══ Data shown

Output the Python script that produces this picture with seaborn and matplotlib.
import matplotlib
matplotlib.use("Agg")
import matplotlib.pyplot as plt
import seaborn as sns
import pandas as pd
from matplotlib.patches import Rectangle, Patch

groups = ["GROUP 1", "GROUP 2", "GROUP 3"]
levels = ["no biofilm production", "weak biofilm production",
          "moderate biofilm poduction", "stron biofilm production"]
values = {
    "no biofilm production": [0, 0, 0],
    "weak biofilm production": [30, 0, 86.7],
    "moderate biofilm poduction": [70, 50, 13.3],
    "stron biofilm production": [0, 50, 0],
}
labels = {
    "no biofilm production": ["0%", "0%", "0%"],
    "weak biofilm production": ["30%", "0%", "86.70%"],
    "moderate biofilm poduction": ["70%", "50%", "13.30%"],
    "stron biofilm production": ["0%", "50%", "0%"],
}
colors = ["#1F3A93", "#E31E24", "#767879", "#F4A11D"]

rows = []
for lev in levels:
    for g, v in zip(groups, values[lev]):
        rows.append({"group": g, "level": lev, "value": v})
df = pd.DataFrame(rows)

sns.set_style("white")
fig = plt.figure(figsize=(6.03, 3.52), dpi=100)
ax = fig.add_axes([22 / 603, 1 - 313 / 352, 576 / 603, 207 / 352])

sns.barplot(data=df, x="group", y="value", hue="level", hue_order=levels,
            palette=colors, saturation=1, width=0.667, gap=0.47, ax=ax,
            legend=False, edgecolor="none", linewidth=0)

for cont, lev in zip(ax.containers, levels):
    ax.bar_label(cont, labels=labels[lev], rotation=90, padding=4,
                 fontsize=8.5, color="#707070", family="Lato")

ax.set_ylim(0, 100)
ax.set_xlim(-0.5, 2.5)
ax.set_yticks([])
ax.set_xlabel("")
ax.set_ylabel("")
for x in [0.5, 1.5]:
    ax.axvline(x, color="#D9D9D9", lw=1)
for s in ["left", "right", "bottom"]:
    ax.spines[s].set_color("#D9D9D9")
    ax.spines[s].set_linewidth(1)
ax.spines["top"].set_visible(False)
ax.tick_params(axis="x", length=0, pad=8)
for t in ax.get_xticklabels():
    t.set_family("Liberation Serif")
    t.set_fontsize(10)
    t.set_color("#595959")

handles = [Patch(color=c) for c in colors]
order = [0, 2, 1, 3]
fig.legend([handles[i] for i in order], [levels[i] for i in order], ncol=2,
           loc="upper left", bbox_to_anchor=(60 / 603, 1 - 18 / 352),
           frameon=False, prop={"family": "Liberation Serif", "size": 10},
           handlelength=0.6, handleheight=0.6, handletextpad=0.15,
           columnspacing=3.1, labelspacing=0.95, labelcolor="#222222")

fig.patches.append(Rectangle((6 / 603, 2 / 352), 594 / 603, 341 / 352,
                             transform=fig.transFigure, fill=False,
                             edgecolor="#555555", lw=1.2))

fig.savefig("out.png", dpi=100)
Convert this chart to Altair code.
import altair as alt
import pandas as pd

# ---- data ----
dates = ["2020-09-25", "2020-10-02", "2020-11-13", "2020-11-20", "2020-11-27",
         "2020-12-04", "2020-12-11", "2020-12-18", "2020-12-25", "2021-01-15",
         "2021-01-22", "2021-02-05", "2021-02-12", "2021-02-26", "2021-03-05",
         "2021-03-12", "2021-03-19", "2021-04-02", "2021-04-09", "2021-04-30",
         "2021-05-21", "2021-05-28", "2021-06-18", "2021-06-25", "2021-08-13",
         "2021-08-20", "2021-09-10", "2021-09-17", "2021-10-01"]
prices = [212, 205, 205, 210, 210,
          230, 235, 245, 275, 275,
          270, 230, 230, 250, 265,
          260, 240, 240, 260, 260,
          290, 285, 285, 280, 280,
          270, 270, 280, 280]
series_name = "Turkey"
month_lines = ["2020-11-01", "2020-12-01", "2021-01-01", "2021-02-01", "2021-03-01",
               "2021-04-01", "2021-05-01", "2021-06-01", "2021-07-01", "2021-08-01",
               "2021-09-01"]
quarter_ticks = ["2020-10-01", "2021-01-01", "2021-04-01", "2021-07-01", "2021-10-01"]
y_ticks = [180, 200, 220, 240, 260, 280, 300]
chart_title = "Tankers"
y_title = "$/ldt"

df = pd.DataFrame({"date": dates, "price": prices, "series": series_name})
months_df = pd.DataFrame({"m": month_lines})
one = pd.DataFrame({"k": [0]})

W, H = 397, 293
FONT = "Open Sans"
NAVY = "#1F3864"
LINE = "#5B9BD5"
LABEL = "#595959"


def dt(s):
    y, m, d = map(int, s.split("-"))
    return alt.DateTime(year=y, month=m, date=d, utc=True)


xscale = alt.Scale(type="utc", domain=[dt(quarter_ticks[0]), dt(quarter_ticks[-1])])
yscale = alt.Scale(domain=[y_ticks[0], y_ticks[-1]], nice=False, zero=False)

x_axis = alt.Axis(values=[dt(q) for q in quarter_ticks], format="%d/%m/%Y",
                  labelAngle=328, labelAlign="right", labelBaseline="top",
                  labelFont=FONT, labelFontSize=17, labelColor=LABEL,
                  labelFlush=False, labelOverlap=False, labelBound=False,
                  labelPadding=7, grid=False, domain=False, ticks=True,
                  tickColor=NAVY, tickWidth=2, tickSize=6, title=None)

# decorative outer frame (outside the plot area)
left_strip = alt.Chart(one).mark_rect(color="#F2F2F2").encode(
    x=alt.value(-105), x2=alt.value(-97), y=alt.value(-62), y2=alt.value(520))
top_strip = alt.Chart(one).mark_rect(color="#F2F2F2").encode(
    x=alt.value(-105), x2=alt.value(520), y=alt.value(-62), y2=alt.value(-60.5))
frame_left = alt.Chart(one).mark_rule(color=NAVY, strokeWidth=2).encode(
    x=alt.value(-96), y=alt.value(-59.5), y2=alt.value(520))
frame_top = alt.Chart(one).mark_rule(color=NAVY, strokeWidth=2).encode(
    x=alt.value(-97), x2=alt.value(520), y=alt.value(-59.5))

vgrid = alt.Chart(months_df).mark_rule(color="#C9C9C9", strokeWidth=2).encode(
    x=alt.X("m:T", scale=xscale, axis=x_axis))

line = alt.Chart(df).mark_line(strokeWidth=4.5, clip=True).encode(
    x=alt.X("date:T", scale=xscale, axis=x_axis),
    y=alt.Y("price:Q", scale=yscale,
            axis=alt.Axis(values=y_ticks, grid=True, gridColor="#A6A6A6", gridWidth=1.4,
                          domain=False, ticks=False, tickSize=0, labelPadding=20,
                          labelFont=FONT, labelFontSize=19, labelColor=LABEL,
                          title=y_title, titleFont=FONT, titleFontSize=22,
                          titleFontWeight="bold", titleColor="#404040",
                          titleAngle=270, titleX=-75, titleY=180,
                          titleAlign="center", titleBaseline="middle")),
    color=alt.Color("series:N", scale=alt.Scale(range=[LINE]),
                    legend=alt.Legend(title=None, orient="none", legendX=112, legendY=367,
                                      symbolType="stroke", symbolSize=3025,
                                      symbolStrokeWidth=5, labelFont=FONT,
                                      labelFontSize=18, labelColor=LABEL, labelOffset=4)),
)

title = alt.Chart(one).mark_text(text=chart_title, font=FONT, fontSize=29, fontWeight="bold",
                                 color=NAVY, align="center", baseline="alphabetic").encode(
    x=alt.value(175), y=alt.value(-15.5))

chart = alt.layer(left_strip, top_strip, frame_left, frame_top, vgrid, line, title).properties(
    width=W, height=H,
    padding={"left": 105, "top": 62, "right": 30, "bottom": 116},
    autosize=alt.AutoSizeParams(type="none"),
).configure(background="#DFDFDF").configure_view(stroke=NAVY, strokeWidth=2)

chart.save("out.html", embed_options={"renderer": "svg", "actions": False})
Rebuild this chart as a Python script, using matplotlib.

════

#### Task to carry out
Starting at the first line of the material above, reproduce each line exactly up to and including the line with "from matplotlib.patches import".

#### Response below
Output the Python script that produces this picture with seaborn and matplotlib.
import matplotlib
matplotlib.use("Agg")
import matplotlib.pyplot as plt
import seaborn as sns
import pandas as pd
from matplotlib.patches import Rectangle, Patch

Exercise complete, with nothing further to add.